With few days to go, the University of Malawi (Unima) Council and management are yet to reach an agreement with the Chancellor College academic staff who are demanding a 40 percent salary increment.
Since the Chancellor College Academic Staff Union (Ccasu) gave their employer, University Council, 21 days ultimatum to effect the increment or go on industrial action, the two parties have been discussing but to no avail.
Ccasu president Symon Chiziwa said in an interview yesterday after meeting the council chairperson they have not concluded their discussions on the matter because they are not satisfied with the offers being given.
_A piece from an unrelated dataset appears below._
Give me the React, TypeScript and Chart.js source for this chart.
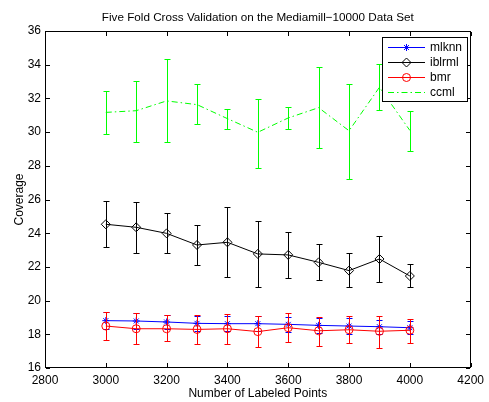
import React, { useEffect, useRef } from "react";
import { Chart, registerables } from "chart.js";

Chart.register(...registerables);

const xValues = [3000, 3100, 3200, 3300, 3400, 3500, 3600, 3700, 3800, 3900, 4000];

const mlknnMean = [18.81, 18.79, 18.73, 18.65, 18.63, 18.63, 18.59, 18.53, 18.49, 18.45, 18.39];
const mlknnErr = [0.5, 0.46, 0.44, 0.45, 0.46, 0.46, 0.46, 0.45, 0.45, 0.42, 0.4];

const iblrmlMean = [24.53, 24.35, 23.99, 23.3, 23.46, 22.77, 22.71, 22.27, 21.78, 22.47, 21.46];
const iblrmlLow = [23.16, 22.84, 22.8, 22.1, 21.38, 20.83, 21.36, 21.2, 20.78, 21.1, 20.78];
const iblrmlHigh = [25.89, 25.85, 25.22, 24.47, 25.54, 24.72, 24.09, 23.38, 22.8, 23.85, 22.19];

const bmrMean = [18.49, 18.33, 18.33, 18.29, 18.33, 18.16, 18.39, 18.21, 18.27, 18.18, 18.24];
const bmrLow = [17.66, 17.42, 17.58, 17.42, 17.44, 17.23, 17.56, 17.32, 17.47, 17.19, 17.5];
const bmrHigh = [19.34, 19.26, 19.15, 19.13, 19.22, 19.09, 19.26, 19.05, 19.09, 19.11, 18.91];

const ccmlMean = [31.17, 31.27, 31.85, 31.63, 30.8, 29.99, 30.84, 31.45, 30.08, 32.66, 30.1];
const ccmlLow = [29.9, 29.41, 29.39, 30.46, 30.16, 27.89, 30.18, 29.04, 27.24, 31.31, 28.88];
const ccmlHigh = [32.42, 33.05, 34.32, 32.84, 31.39, 31.98, 31.51, 33.86, 32.84, 34.02, 31.27];

const xTicks = [2800, 3000, 3200, 3400, 3600, 3800, 4000, 4200];
const yTicks = [16, 18, 20, 22, 24, 26, 28, 30, 32, 34, 36];

const seriesNames = ["mlknn", "iblrml", "bmr", "ccml"];

const FONT = "'Liberation Sans', Arial, Helvetica, sans-serif";
const BLUE = "#0000ff";
const BLACK = "#000000";
const RED = "#ff0000";
const GREEN = "#00ff00";
const DASHDOT = [6, 3, 1.5, 3];

const errLow = [
  mlknnMean.map((v, i) => v - mlknnErr[i]),
  iblrmlLow,
  bmrLow,
  ccmlLow,
];
const errHigh = [
  mlknnMean.map((v, i) => v + mlknnErr[i]),
  iblrmlHigh,
  bmrHigh,
  ccmlHigh,
];
const colors = [BLUE, BLACK, RED, GREEN];

const errorBarPlugin = {
  id: "errorBars",
  beforeDatasetDraw(chart: any, args: any) {
    const i = args.index;
    const { ctx, scales } = chart;
    const xs = scales.x;
    const ys = scales.y;
    ctx.save();
    ctx.strokeStyle = colors[i];
    ctx.lineWidth = 1;
    ctx.setLineDash([]);
    const cap = 3;
    xValues.forEach((xv, k) => {
      const px = Math.round(xs.getPixelForValue(xv)) + 0.5;
      const lo = Math.round(ys.getPixelForValue(errLow[i][k])) + 0.5;
      const hi = Math.round(ys.getPixelForValue(errHigh[i][k])) + 0.5;
      ctx.beginPath();
      ctx.moveTo(px, lo);
      ctx.lineTo(px, hi);
      ctx.moveTo(px - cap, lo);
      ctx.lineTo(px + cap, lo);
      ctx.moveTo(px - cap, hi);
      ctx.lineTo(px + cap, hi);
      ctx.stroke();
    });
    ctx.restore();
  },
};

const framePlugin = {
  id: "axesFrame",
  afterDraw(chart: any) {
    const { ctx, chartArea, scales } = chart;
    const { left, right, top, bottom } = chartArea;
    ctx.save();
    ctx.setLineDash([]);
    ctx.fillStyle = "#000";
    const L = Math.round(left);
    const R = Math.round(right) - 1;
    const T = Math.round(top);
    const B = Math.round(bottom) - 1;
    // frame
    ctx.fillRect(L, T, R - L + 1, 1);
    ctx.fillRect(L, B, R - L + 1, 1);
    ctx.fillRect(L, T, 1, B - T + 1);
    ctx.fillRect(R, T, 1, B - T + 1);
    const tl = 4;
    xTicks.forEach((v) => {
      const px = Math.round(scales.x.getPixelForValue(v));
      ctx.fillRect(px, B - tl, 1, tl);
      ctx.fillRect(px, T + 1, 1, tl);
    });
    yTicks.forEach((v) => {
      const py = Math.round(scales.y.getPixelForValue(v));
      ctx.fillRect(L + 1, py, tl, 1);
      ctx.fillRect(R - tl, py, tl, 1);
    });

    // Title
    ctx.fillStyle = "#000";
    ctx.font = `11.7px ${FONT}`;
    ctx.textAlign = "center";
    ctx.textBaseline = "alphabetic";
    ctx.fillText(
      "Five Fold Cross Validation on the Mediamill\u221210000 Data Set",
      (left + right) / 2,
      21
    );
    ctx.font = `12px ${FONT}`;
    // X axis title
    ctx.fillText("Number of Labeled Points", (left + right) / 2, 397);
    // Y axis title
    ctx.save();
    ctx.translate(23, (top + bottom) / 2);
    ctx.rotate(-Math.PI / 2);
    ctx.fillText("Coverage", 0, 0);
    ctx.restore();

    // Legend
    const bx = 382, by = 37, bw = 86, bh = 65;
    ctx.fillStyle = "#fff";
    ctx.fillRect(bx, by, bw, bh);
    ctx.fillStyle = "#000";
    ctx.fillRect(bx, by, bw, 1);
    ctx.fillRect(bx, by + bh - 1, bw, 1);
    ctx.fillRect(bx, by, 1, bh);
    ctx.fillRect(bx + bw - 1, by, 1, bh);
    const rows = [47, 62, 77, 92];
    seriesNames.forEach((name, i) => {
      const y = rows[i] + 0.5;
      ctx.strokeStyle = colors[i];
      ctx.lineWidth = 1;
      ctx.setLineDash(i === 3 ? DASHDOT : []);
      ctx.beginPath();
      ctx.moveTo(388, y);
      ctx.lineTo(425, y);
      ctx.stroke();
      ctx.setLineDash([]);
      const mx = 406.5;
      ctx.beginPath();
      if (i === 0) {
        const r = 3.5;
        ctx.moveTo(mx - r, y); ctx.lineTo(mx + r, y);
        ctx.moveTo(mx, y - r); ctx.lineTo(mx, y + r);
        const d = r * 0.7071;
        ctx.moveTo(mx - d, y - d); ctx.lineTo(mx + d, y + d);
        ctx.moveTo(mx - d, y + d); ctx.lineTo(mx + d, y - d);
        ctx.stroke();
      } else if (i === 1) {
        const r = 4.5;
        ctx.moveTo(mx - r, y); ctx.lineTo(mx, y - r); ctx.lineTo(mx + r, y); ctx.lineTo(mx, y + r);
        ctx.closePath();
        ctx.stroke();
      } else if (i === 2) {
        ctx.arc(mx, y, 4, 0, Math.PI * 2);
        ctx.stroke();
      }
      ctx.fillStyle = "#000";
      ctx.font = `12px ${FONT}`;
      ctx.textAlign = "left";
      ctx.textBaseline = "middle";
      ctx.fillText(name, 430, y);
    });
    ctx.restore();
  },
};

export default function App() {
  const ref = useRef<HTMLCanvasElement | null>(null);
  useEffect(() => {
    document.body.style.margin = "0";
    if (!ref.current) return;
    const mk = (data: number[], color: string, style: any, radius: number, order: number, dash: number[] = []) => ({
      data: xValues.map((x, i) => ({ x, y: data[i] })),
      borderColor: color,
      backgroundColor: "transparent",
      borderWidth: 1,
      borderDash: dash,
      pointStyle: style,
      pointRadius: radius,
      pointBorderColor: color,
      pointBackgroundColor: "transparent",
      pointBorderWidth: 1,
      tension: 0,
      order,
    });
    const chart = new Chart(ref.current, {
      type: "line",
      data: {
        datasets: [
          { label: "mlknn", ...mk(mlknnMean, BLUE, "star", 3.5, 4) },
          { label: "iblrml", ...mk(iblrmlMean, BLACK, "rectRot", 4.5, 3) },
          { label: "bmr", ...mk(bmrMean, RED, "circle", 4, 2) },
          { label: "ccml", ...mk(ccmlMean, GREEN, false, 0, 1, DASHDOT) },
        ],
      },
      options: {
        animation: false,
        responsive: false,
        devicePixelRatio: 1,
        layout: { padding: { left: 0, right: 16, top: 31, bottom: 0 } },
        plugins: { legend: { display: false }, title: { display: false }, tooltip: { enabled: false } },
        events: [],
        scales: {
          x: {
            type: "linear",
            min: 2800,
            max: 4200,
            afterBuildTicks: (s: any) => { s.ticks = xTicks.map((v) => ({ value: v })); },
            afterFit: (s: any) => { s.height = 34; },
            grid: { display: false, drawTicks: false, tickLength: 0 },
            border: { display: false },
            ticks: { color: "#000", font: { family: FONT, size: 12 }, padding: 5, maxRotation: 0, autoSkip: false, callback: (v: any) => String(v) },
          },
          y: {
            type: "linear",
            min: 16,
            max: 36,
            afterBuildTicks: (s: any) => { s.ticks = yTicks.map((v) => ({ value: v })); },
            afterFit: (s: any) => { s.width = 45; },
            grid: { display: false, drawTicks: false, tickLength: 0 },
            border: { display: false },
            ticks: { color: "#000", font: { family: FONT, size: 12 }, padding: 4, autoSkip: false, callback: (v: any) => String(v) },
          },
        },
      },
      plugins: [errorBarPlugin, framePlugin],
    });
    return () => chart.destroy();
  }, []);
  return (
    <div style={{ position: "absolute", left: 0, top: 0, width: 489, height: 402, background: "#fff" }}>
      <canvas ref={ref} width={489} height={402} style={{ width: 489, height: 402 }} />
    </div>
  );
}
He said: “There have been offers and counter-offers, but the matter has not yet been concluded. We are still discussing the way forward to see how much can be taken to the academic members of staff. We have just been meeting the chairperson today but no conclusion has been made.”
The Ccasu president said his union will be meeting membership to seek their approval on the offers that have been given.
However, Chiziwa could not reveal how much had been offered to them, but sources indicate that they were given 36 percent increment which they turned down.
Said Chiziwa: “There have been a number of offers on the table apart from the 36 percent, but if we disclose them, we may compromise the integrity of our negotiations. The 36 percent is totally unofficial, we have differences in the modalities of implementation that is why we want to seek consensus from the membership because when we tabulate, it becomes 25 percent.”
Ccasu members held an emergency meeting on December 9 2014 where they maintained the 40 percent salary increase demand as an interim relief measure in view of the increasing cost of living.
And in its letter sent to the University Council dated December 11, 2014, Ccasu said it expects the Council in consultation with relevant stakeholders to, in the medium term, devise a mechanism that ensures that conditions of service and salaries (in particular) of academic members of staff are comparable to peers in the region and do not erode owing to devaluation and inflationary pressures.
Minister of Finance, Economic Planning and Development Goodall Gondwe is on record as having said that government has no money to meet the numerous pay hike demands from public service employees.
When government bowed down to pressure from civil servants in the mainstream, the wage bill and national budget was bloated by K10 billion (US$19 417 476). Currently, there are pay hike demands from the Judiciary support staff, Parliament secretariat staff, the Anti-Corruption Bureau, among others.